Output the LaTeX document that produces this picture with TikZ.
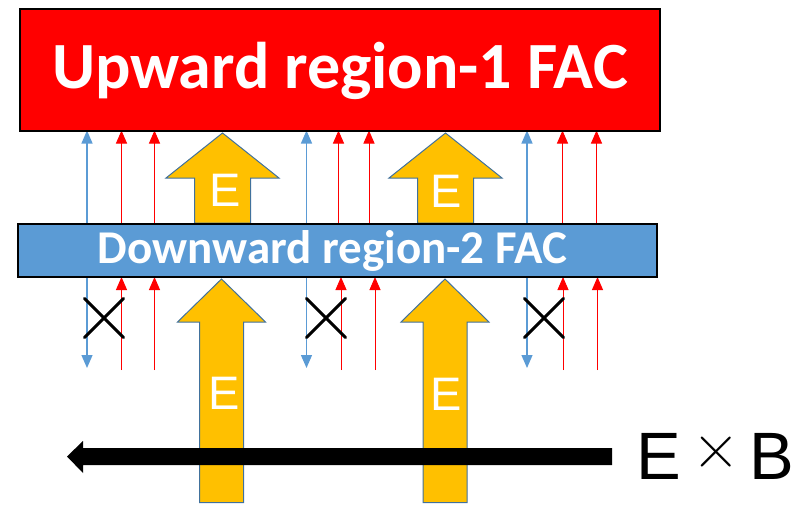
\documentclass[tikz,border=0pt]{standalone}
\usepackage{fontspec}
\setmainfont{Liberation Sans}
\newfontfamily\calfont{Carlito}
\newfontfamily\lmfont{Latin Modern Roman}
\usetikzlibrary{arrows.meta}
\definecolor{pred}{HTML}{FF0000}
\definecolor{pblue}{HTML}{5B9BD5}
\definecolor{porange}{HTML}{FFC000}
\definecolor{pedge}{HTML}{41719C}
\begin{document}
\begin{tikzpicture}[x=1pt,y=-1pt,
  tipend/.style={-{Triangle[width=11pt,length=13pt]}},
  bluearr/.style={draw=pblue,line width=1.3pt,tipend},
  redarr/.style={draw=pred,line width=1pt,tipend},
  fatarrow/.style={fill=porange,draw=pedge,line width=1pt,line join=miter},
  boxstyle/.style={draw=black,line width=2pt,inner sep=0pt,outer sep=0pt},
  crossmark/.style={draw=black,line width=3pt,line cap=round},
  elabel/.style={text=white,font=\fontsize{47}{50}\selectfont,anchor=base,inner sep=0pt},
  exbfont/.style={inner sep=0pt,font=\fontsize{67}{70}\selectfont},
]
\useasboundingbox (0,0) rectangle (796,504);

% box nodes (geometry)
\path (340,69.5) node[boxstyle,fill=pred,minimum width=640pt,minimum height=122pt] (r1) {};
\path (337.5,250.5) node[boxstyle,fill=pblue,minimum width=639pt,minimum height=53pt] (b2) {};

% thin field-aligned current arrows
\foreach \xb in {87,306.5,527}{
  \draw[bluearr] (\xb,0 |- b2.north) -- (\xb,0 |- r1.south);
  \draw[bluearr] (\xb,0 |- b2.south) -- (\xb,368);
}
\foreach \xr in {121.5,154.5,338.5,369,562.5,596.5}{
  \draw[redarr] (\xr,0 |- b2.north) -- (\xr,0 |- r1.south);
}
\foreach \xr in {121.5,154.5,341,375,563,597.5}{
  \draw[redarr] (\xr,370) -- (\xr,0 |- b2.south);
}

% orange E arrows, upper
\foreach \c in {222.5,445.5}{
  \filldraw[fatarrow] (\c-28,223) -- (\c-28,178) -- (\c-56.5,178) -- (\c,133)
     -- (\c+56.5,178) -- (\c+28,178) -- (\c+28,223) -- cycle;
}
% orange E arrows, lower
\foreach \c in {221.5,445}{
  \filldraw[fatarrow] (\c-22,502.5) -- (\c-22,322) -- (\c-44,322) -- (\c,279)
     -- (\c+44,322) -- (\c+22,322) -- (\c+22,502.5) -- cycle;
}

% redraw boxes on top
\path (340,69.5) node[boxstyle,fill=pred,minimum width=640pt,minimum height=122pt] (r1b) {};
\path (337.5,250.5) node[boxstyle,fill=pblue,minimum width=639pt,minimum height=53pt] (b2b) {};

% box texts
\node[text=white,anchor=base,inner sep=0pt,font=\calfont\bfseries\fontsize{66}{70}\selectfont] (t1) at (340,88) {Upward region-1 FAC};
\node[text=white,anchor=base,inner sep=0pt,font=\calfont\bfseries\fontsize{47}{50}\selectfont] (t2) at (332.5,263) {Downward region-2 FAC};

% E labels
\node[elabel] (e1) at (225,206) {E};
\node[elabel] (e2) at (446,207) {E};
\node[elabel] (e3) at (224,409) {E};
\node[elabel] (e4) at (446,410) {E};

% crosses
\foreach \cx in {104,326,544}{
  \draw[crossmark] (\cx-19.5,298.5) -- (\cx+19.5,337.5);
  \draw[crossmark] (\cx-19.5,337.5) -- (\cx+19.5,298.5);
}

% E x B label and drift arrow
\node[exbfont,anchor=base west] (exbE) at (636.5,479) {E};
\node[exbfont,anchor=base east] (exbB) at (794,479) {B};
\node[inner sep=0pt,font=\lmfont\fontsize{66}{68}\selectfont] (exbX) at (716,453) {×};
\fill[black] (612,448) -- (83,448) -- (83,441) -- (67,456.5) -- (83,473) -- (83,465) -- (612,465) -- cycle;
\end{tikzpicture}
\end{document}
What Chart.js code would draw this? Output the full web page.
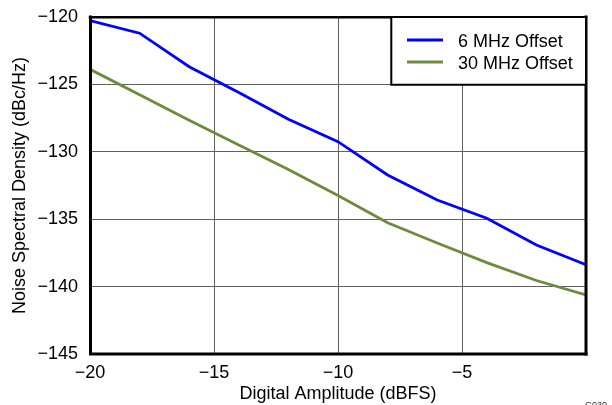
______
* TO BE DONE *
Which lines of the material contain the string "Output"? List each of them.

* FULL ANSWER *
Output the LaTeX document that produces this picture with TikZ.
What Chart.js code would draw this? Output the full web page.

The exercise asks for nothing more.